2. **Expiry validation**:
- `validBefore` in past → reject
- `validBefore = now` → reject
- `validBefore = now + 31` → reject
- `validBefore = now + 30` → accept

3. **Post-expiry replay**: Submit tx, wait for expiry, submit same tx with new `validBefore` (should succeed)

4. **Buffer eviction**: Fill buffer, verify old entries are evicted when expired

5. **Concurrent transactions**: Submit multiple transactions with same `validBefore`, verify all succeed

---

# Open Questions

## Safety Check for Buffer Eviction

The current implementation includes a safety check that reads `expiringNonceSeen[oldHash]` before evicting an entry from the ring buffer. This check verifies the entry is actually expired before overwriting.

**Rationale for keeping the check:**
- Protects against unexpected TPS spikes that could cause the buffer to fill with valid entries
- Defense-in-depth: prevents replay attacks if capacity assumptions are violated
- Cost is only incurred in the rare case when eviction is needed

**Rationale for removing the check:**
- The buffer is sized (300k entries) to guarantee entries expire before being overwritten at 10k TPS
- Removes 1 SLOAD (2,100 gas) from the critical path
- Simplifies the algorithm

**Current decision**: Keep the check but exclude it from gas accounting (charged as if it won't trigger in normal operation).

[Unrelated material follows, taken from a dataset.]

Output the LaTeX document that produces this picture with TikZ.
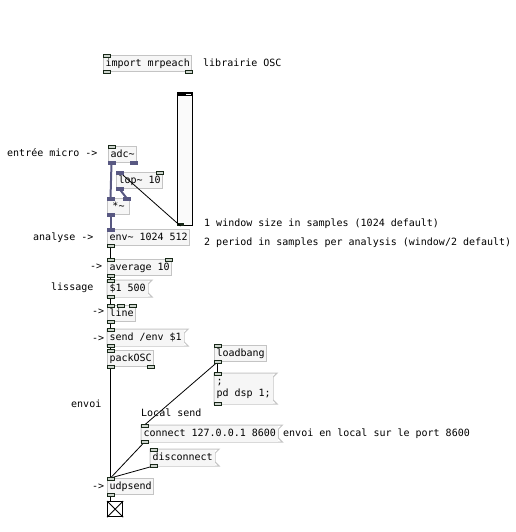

**Question**: Should this safety check be:
1. Kept with current gas accounting (not charged for the extra SLOAD)?
2. Removed entirely, trusting the capacity sizing?
3. Kept and fully charged (add 2,100 gas to `EXPIRING_NONCE_GAS`)?

## Buffer Capacity Sizing

The current capacity of 300,000 assumes:
- Maximum 10,000 TPS sustained
- 30 second expiry window

**Question**: Should the capacity be configurable per-chain or hardcoded? What happens if TPS requirements increase significantly?

## Transaction Hash Computation

The transaction hash used for replay protection must be computed before signature recovery.

**Question**: Should the spec explicitly define the hash computation (which fields, encoding) or reference the Tempo Transaction spec?